10. The Court also notes that under certain circumstances, it may strike out an application, or part thereof, under Article 37 § 1 (c) of the Convention on the basis of a unilateral declaration by a respondent Government even if the applicant wishes the examination of the case to be continued. Moreover, there is nothing to prevent a respondent Government from submitting a unilateral declaration relating, as in the instant case, to the reserved Article 41 procedure (see Megadat.com SRL v. Moldova (just satisfaction – striking out), no. 21151/04, § 10, 17 May 2011; and Racu v. Moldova (just satisfaction – striking out), no. 13136/07, § 17, 20 April 2010). To this end, the Court will examine the Government’s declaration carefully in the light of the general principles applicable in respect of Article 41 of the Convention (see, for example, Brumărescu v. Romania (just satisfaction) [GC], no. 28342/95, §§ 19-20, ECHR 2001-I).
11. The Court recalls that in the principal judgment it found a breach of Article 6 § 1 of the Convention and of Article 1 of Protocol No. 1 to the Convention on account of the authorities’ failure to enforce the Supreme Court’s decision of 2 April 2001 for the period between 28 June 2001 and 4 February 2003. The Court further recalls that the Supreme Court’s decision of 2 April 2001 ordered the cessation of occupation of the applicants’ plot of land by M., B. and D. Having regard to a friendly settlement between the applicants and B., the enforcement proceedings were directed against the vacation of the plot of land occupied by M. and D.
12. The Court cannot accept the applicants’ claim for compensation in respect of 3,616 sq. m, namely the total area of the plot of land, as there was no evidence – either before the domestic courts or before this Court – that the unenforced decision of the Supreme Court concerned the totality of the plot of land. Furthermore, the applicants failed to submit an expert valuation report concerning the calculation of the market value of the occupied land.

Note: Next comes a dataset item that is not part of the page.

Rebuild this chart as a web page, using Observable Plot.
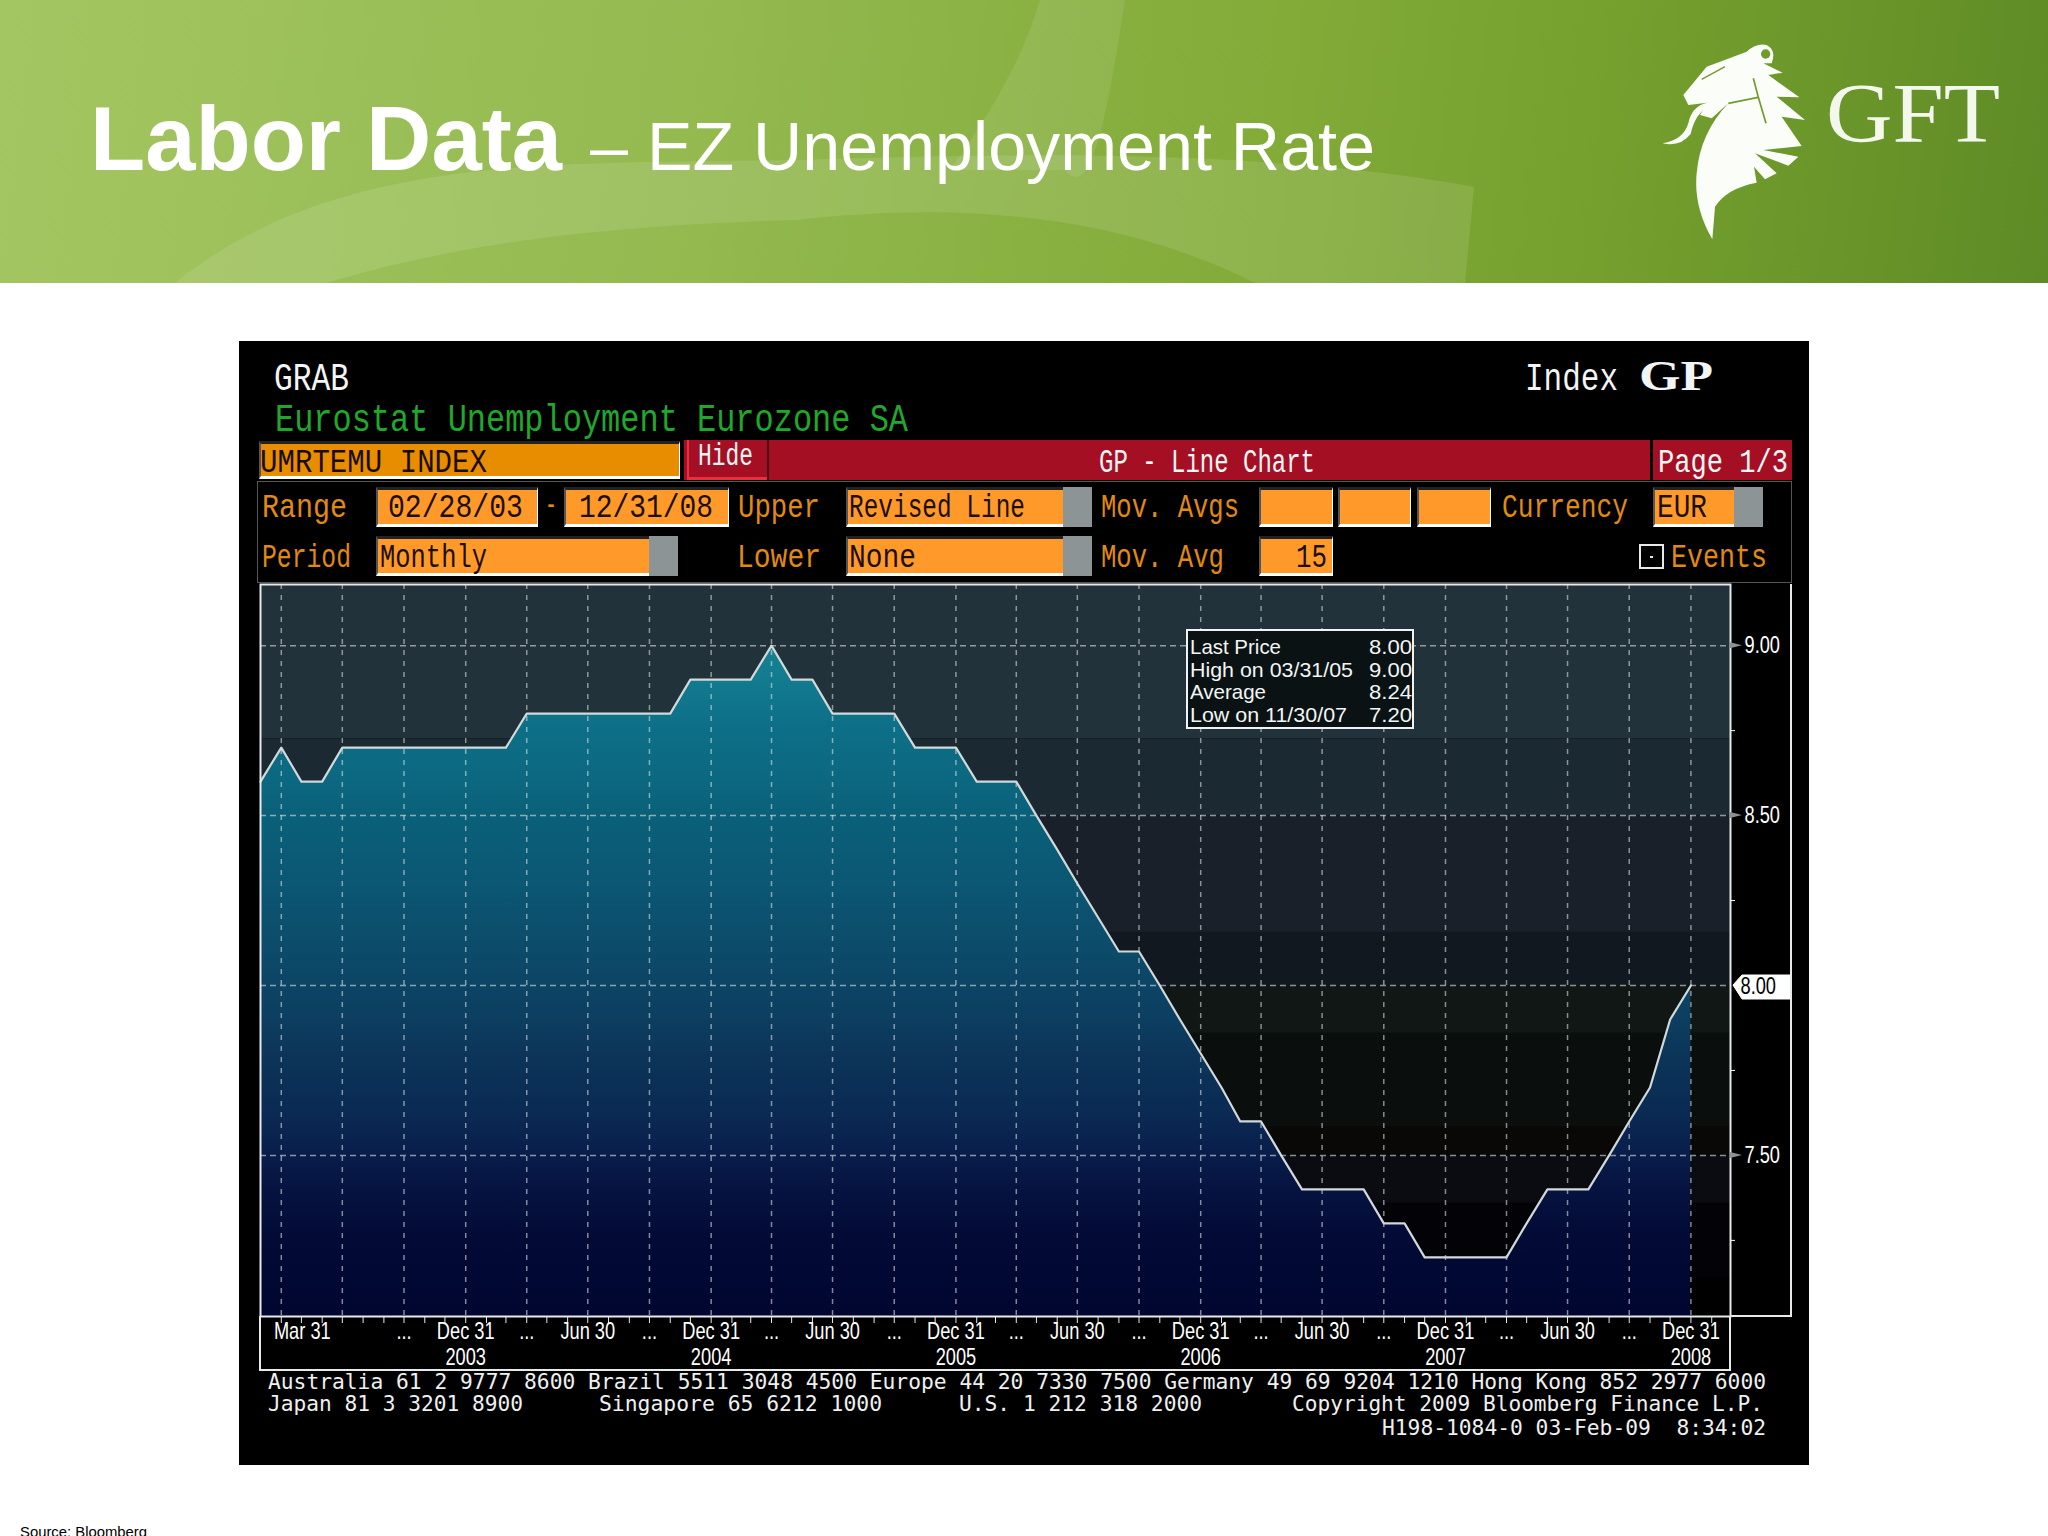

13. The applicants suggested that they would have constructed buildings on their plot of land, had the occupiers been evicted. In this connection, the Court notes that the applicants failed to submit any construction plans. Even assuming such plans existed, they would have needed permits and authorisations for their implementation. There is a great degree of conjecture in any attempt to predict how long it would have taken to obtain such permits and whether it would have been possible to obtain them at all. Speculation also arises as regards the calculation of the loss of profits in the absence of an expert valuation report.
14. The Court considers the applicants’ claim for non-pecuniary damage excessive, having regard to the length of the period of non-enforcement (22 months). It is of the view that the Government’s proposal as regards the payment of compensation for non-pecuniary damage is equitable in the present case. The Court understands the Government’s undertaking to pay compensation referred to in paragraph 8 above to mean that they shall pay the above sums within three months from the date on which this judgment becomes final. Failing payment, simple interest will be payable at a rate equal to the marginal lending rate of the European Central Bank during the default period plus three percentage points.
15. As regards their legal costs and expenses, the applicants failed to substantiate them. They did not submit any supporting receipts and invoices. The Court therefore rejects them.
16. Finally, the Government made a general undertaking to the effect that it would take legal and administrative measures to secure to all individuals in the applicants’ situation the right to peaceful enjoyment of their property and the enforcement of the final court decisions in their favour. The Court observes that the measures in question are being examined by the Committee of Ministers, following the adoption of the Court’s judgments in the cases of Vrioni and Others v. Albania and Italy, nos. 35720/04 and 42832/06, 29 September 2009; Hamzaraj v. Albania (no. 1), no. 45264/04, 3 February 2009; Nuri v. Albania, no. 12306/04, 3 February 2009; Driza v. Albania, no. 33771/02, ECHR 2007 V (extracts); and, Ramadhi and Others v. Albania, no. 38222/02, 13 November 2007;
17. Having regard to the above considerations and to the amount of compensation proposed by the Government, the Court considers that respect for human rights as defined in the Convention and the Protocols thereto does not require it to continue the examination of the case as regards the reserved Article 41 procedure. Accordingly, it should be struck out of the list (Article 37 § 1 (c)).
18. In accordance with Rule 43 § 3 of the Rules of Court, the present judgment will be forwarded to the Committee of Ministers in order to allow the latter to supervise, in accordance with Article 46 § 2 of the Convention, the execution of the Government’s undertakings.
FOR THESE REASONS, THE COURT UNANIMOUSLY
1. Takes note of the respondent Government’s unilateral declaration and of the arrangements for ensuring compliance with the undertaking referred to in paragraphs 8, 14 and 16 above and, directs in consequence:
(a) that the respondent State is to pay the applicants jointly EUR 11,500 (eleven thousand five hundred euros), within three months from the date on which the judgment becomes final, in accordance with Article 44 § 2 of the Convention, in respect of non-pecuniary damage, plus any tax that may be chargeable, to be converted into the national currency of the respondent State at the rate applicable on the date of payment;
(b) that from the expiry of the above-mentioned three months until settlement simple interest shall be payable on the above amount at a rate equal to the marginal lending rate of the European Central Bank during the default period plus three percentage points.
2. Decides to strike the application out of its list of cases as regards the reserved Article 41 procedure.
Done in English, and notified in writing on 14 February 2012, pursuant to Rule 77 §§ 2 and 3 of the Rules of Court.